Currently I am doing some measure theory (on $X=[0,1]$ with the Borel-Sigma algebra and the Lebesgue measure), and I am looking at sets $A \subset L^p$, such that for all $q \in (0,p)$, the topologies induced by the $L^q$ and $L^p$ norm are equivalent. Okay, then my book said: Hey, if you know this for your set $A$, then you also know that the topologies induced by $L^p$ and $L^0$ agree on $A$ (and this is my main question: why?), where the latter topology is supposed to be induced by the convergence in measure. I am aware of the concept of convergence in measure from Stochastics, but I do not see a relationship to this problem.

Of course, I read the Wikipedia article and as far as I can see, this topology only defined for measure space that have a finite measure, right? Apparently, it is induced by a metric and so from a functional analytic point of view it would be interesting to know if this space is complete.

Nevertheless, I do not directly see the relationship between the definition of convergence in measure and what Wikipedia tries to define as the respective topology, is there anybody here who could elaborate on this? Also, I am puzzled in what sense we can think of this definition in terms of a formal limit of the $L^p$-norms. Is there a relationship that tells us, why this is the natural topology on $L^0$?

If anything is unclear, please let me know.


I read the relevant section of "A short course on Banach space theory", and I think you're misreading Carothers' claims. Carothers claims that if a (linear) subspace, not subset, $X$ of $L^{p}$, where $0<p\leq\infty$, is contained in a set $$M(p,\epsilon)=\left\{f\in L^{p}:m(\left|f\right|\geq\epsilon\left\|f\right\|_{p})\geq\epsilon\right\}$$ for some $0<\epsilon<1$, then for every $0<q<p$, the $L^{p}$ and $L^{q}$ norms are equivalent on $X$. This is Lemma 9.4. Topological equivalence on $X$ follows readily.
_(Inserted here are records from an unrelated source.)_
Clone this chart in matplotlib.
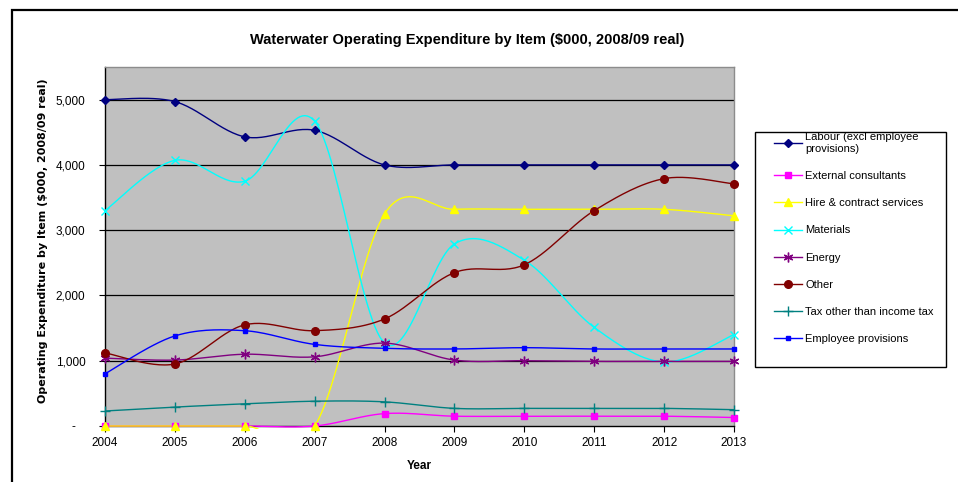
import numpy as np
import matplotlib
matplotlib.use("Agg")
import matplotlib.pyplot as plt
from matplotlib.lines import Line2D
from matplotlib.patches import Rectangle
from matplotlib.ticker import FuncFormatter

plt.rcParams["font.family"] = ["Liberation Sans", "DejaVu Sans"]

years = [2004, 2005, 2006, 2007, 2008, 2009, 2010, 2011, 2012, 2013]

labour = [5000, 4970, 4430, 4530, 4000, 4000, 4000, 4000, 4000, 4000]
external = [0, 0, 0, 0, 190, 150, 150, 150, 150, 130]
hire = [0, 0, 0, 0, 3250, 3320, 3320, 3320, 3320, 3220]
materials = [3300, 4070, 3750, 4670, 1270, 2790, 2540, 1510, 980, 1400]
energy = [1040, 1010, 1100, 1060, 1270, 1010, 1000, 990, 990, 990]
other = [1120, 950, 1550, 1460, 1640, 2350, 2470, 3300, 3790, 3710]
tax = [230, 290, 340, 380, 370, 270, 270, 270, 270, 250]
employee = [800, 1380, 1460, 1250, 1190, 1180, 1200, 1180, 1180, 1180]

series = [
    ("Labour (excl employee\nprovisions)", labour, "#000080", "D", 4.5),
    ("External consultants", external, "#FF00FF", "s", 5),
    ("Hire & contract services", hire, "#FFFF00", "^", 6),
    ("Materials", materials, "#00FFFF", "x", 6),
    ("Energy", energy, "#800080", (6, 2, 0), 7),
    ("Other", other, "#800000", "o", 5.5),
    ("Tax other than income tax", tax, "#008080", "+", 7),
    ("Employee provisions", employee, "#0000FF", "s", 2.5),
]

W, H = 958, 482
fig = plt.figure(figsize=(W / 100, H / 100), dpi=100)
fig.patch.set_facecolor("white")

# outer chart frame
fig.patches.append(Rectangle((12 / W, -0.1), 1.2, 1 - 10 / H + 0.1,
                             transform=fig.transFigure, fill=False,
                             edgecolor="black", linewidth=1.6, zorder=0))

ax = fig.add_axes([105 / W, 1 - 426 / H, (734 - 105) / W, (426 - 67) / H])
ax.set_facecolor("#C0C0C0")
ax.set_xlim(2004, 2013)
ax.set_ylim(0, 5500)

# lines are clipped to the plot area, with a little room below the baseline
clip_rect = Rectangle((0, -0.008), 1, 1.008, transform=ax.transAxes,
                      visible=False)
ax.add_patch(clip_rect)


def smooth(xs, ys, xscale=70.0, yscale=0.0651, n=30):
    """Bezier smoothing of a polyline, computed in screen-like units."""
    px = np.asarray(xs, float) * xscale
    py = np.asarray(ys, float) * yscale
    pts = np.column_stack([px, py])
    out = []
    t = np.linspace(0, 1, n)[:, None]
    for i in range(len(pts) - 1):
        p0 = pts[max(i - 1, 0)]
        p1 = pts[i]
        p2 = pts[i + 1]
        p3 = pts[min(i + 2, len(pts) - 1)]
        c1 = p1 + (p2 - p0) / 6.0
        c2 = p2 - (p3 - p1) / 6.0
        seg = ((1 - t) ** 3) * p1 + 3 * ((1 - t) ** 2) * t * c1 \
            + 3 * (1 - t) * t ** 2 * c2 + t ** 3 * p2
        out.append(seg if i == 0 else seg[1:])
    c = np.vstack(out)
    return c[:, 0] / xscale, c[:, 1] / yscale


for yv in [1000, 2000, 3000, 4000, 5000]:
    ax.axhline(yv, color="black", linewidth=0.9, zorder=1)

handles = []
for name, vals, col, mk, ms in series:
    sx, sy = smooth(years, vals)
    ln, = ax.plot(sx, sy, color=col, linewidth=1.0, zorder=3)
    ln.set_clip_path(clip_rect)
    ax.plot(years, vals, linestyle="none", marker=mk, markersize=ms,
            color=col, markeredgecolor=col, markeredgewidth=1.0,
            zorder=4, clip_on=False)
    handles.append(Line2D([], [], color=col, linewidth=1.0, marker=mk,
                          markersize=ms, markeredgecolor=col,
                          markeredgewidth=1.0, label=name))

ax.set_xticks(years)
ax.set_yticks([0, 1000, 2000, 3000, 4000, 5000])
ax.yaxis.set_major_formatter(FuncFormatter(
    lambda v, p: "-   " if v == 0 else f"{int(v):,}"))
ax.tick_params(axis="both", labelsize=8.5, length=4, width=0.8,
               color="black", direction="out", pad=4)
ax.tick_params(axis="y", pad=10)
for s in ["left", "bottom"]:
    ax.spines[s].set_color("black")
    ax.spines[s].set_linewidth(1.0)
for s in ["top", "right"]:
    ax.spines[s].set_color("#8C8C8C")
    ax.spines[s].set_linewidth(1.0)

fig.text(467 / W, 1 - 40 / H,
         "Waterwater Operating Expenditure by Item ($000, 2008/09 real)",
         ha="center", va="center", fontsize=10.5, fontweight="bold")
fig.text(419 / W, 1 - 466 / H, "Year", ha="center", va="center",
         fontsize=8.5, fontweight="bold")
fig.text(43 / W, 1 - 241 / H,
         "Operating Expenditure by Item ($000, 2008/09 real)",
         ha="center", va="center", rotation=90, fontsize=8,
         fontweight="bold", family=["DejaVu Sans"])

# legend box
fig.patches.append(Rectangle((755 / W, 1 - 367 / H), (946 - 755) / W,
                             (367 - 132) / H, transform=fig.transFigure,
                             facecolor="white", edgecolor="black",
                             linewidth=1.0, zorder=1))
fig.legend(handles=handles, loc="upper left",
           bbox_to_anchor=(772 / W, 1 - 130 / H), frameon=False,
           fontsize=8, handlelength=2.5, handletextpad=0.3,
           labelspacing=1.55, borderpad=0.2, borderaxespad=0)

fig.savefig("out.png", dpi=100)
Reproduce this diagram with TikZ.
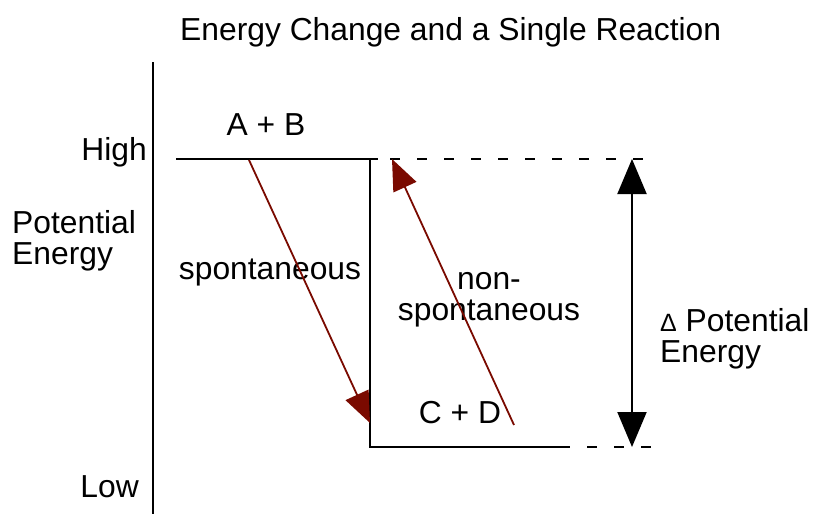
\documentclass[tikz,border=0pt]{standalone}
\usepackage{fontspec}
\setmainfont{Liberation Sans}
\usetikzlibrary{arrows.meta}

\definecolor{rxnred}{RGB}{122,10,0}

\begin{document}
\begin{tikzpicture}[x=1pt, y=-1pt,
    txt/.style = {inner sep=0pt, font=\fontsize{31.8}{30.5}\selectfont},
    level/.style = {draw, line width=2pt},
    gap/.style = {draw, line width=2pt, dash pattern=on 10pt off 17pt},
    react/.style = {draw=rxnred, line width=1.8pt, -{Triangle[length=31pt,width=25pt,fill=rxnred]}},
    delta/.style = {draw, line width=2pt, {Triangle[length=35pt,width=29pt]}-{Triangle[length=35pt,width=29pt]}}]
    \useasboundingbox (0,0) rectangle (814,514);

    % labels
    \node[txt, anchor=base west] (title) at (180,40) {Energy Change and a Single Reaction};
    \node[txt, anchor=base east] (high) at (147,160) {High};
    \node[txt, anchor=base east] (low) at (139,497) {Low};
    \node[txt, anchor=base west, align=left] (pe) at (12,264) {Potential\\Energy};
    \node[txt, anchor=base] (ab) at (266,135) {A + B};
    \node[txt, anchor=base] (cd) at (460,423) {C + D};
    \node[txt, anchor=base] (spon) at (270,279) {spontaneous};
    \node[txt, anchor=base, align=center] (nonspon) at (489,320) {non-\\spontaneous};
    \node[txt, anchor=base west, align=left] (dpe) at (660,362) {{\fontsize{25}{25}\selectfont Δ} Potential\\Energy};

    % axis and levels
    \coordinate (axtop) at (153,62);
    \coordinate (axbot) at (153,514);
    \coordinate (hiL) at (176,159);
    \coordinate (hiR) at (378,159);
    \coordinate (hiC) at (370,159);
    \coordinate (loL) at (370,447);
    \coordinate (loR) at (570,447);
    \coordinate (hiD) at (390,159);
    \coordinate (hiE) at (646,159);
    \coordinate (loD) at (587,447);
    \coordinate (loE) at (652,447);

    \draw[level] (axtop) -- (axbot);
    \draw[level] (hiL) -- (hiR);
    \draw[level] (hiC) -- (loL) -- (loR);
    \draw[gap] (hiD) -- (hiE);
    \draw[gap] (loD) -- (loE);

    % reactions
    \coordinate (fwdA) at (249,160);
    \coordinate (fwdB) at (370,423);
    \coordinate (bckA) at (514,425);
    \coordinate (bckB) at (392,159);
    \coordinate (dTop) at (632,159);
    \coordinate (dBot) at (632,447);

    \draw[react] (fwdA) -- (fwdB);
    \draw[react] (bckA) -- (bckB);
    \draw[delta] (dTop) -- (dBot);
\end{tikzpicture}
\end{document}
Going back to the subspace hypothesis, let $(f_{n})_{n=1}^{\infty}$ be a sequence in $X$ converging in $L^{q}$ norm to some $f\in L^{q}$. If $X$ is not a subspace, you don't necessarily know that $f-f_{n}\in X$ ($\forall n$) and therefore $$\left\|f-f_{n}\right\|_{q}\rightarrow 0\Rightarrow \left\|f-f_{n}\right\|_{p}\leq C_{q}\left\|f-f_{n}\right\|_{q}\rightarrow 0$$

To show that, under the same hypotheses, convergence in measure implies $L^{p}$ convergence, suppose that $\limsup \left\|f-f_{n}\right\|_{p}\geq\delta>0$. Passing to a subsequence, we may assume that $\left\|f-f_{n}\right\|_{p}\geq\delta$ for all $n$. Since $f-f_{n}\in M(p,\epsilon)$ for all $n$, we have that $$m\left(\left|f-f_{n}\right|\geq\delta\cdot\epsilon\right)\geq m\left(\left|f-f_{n}\right|\geq\left\|f-f_{n}\right\|_{p}\epsilon\right)\geq\epsilon \ (\forall n)$$ Hence, $f_{n}\not\rightarrow f$ in measure.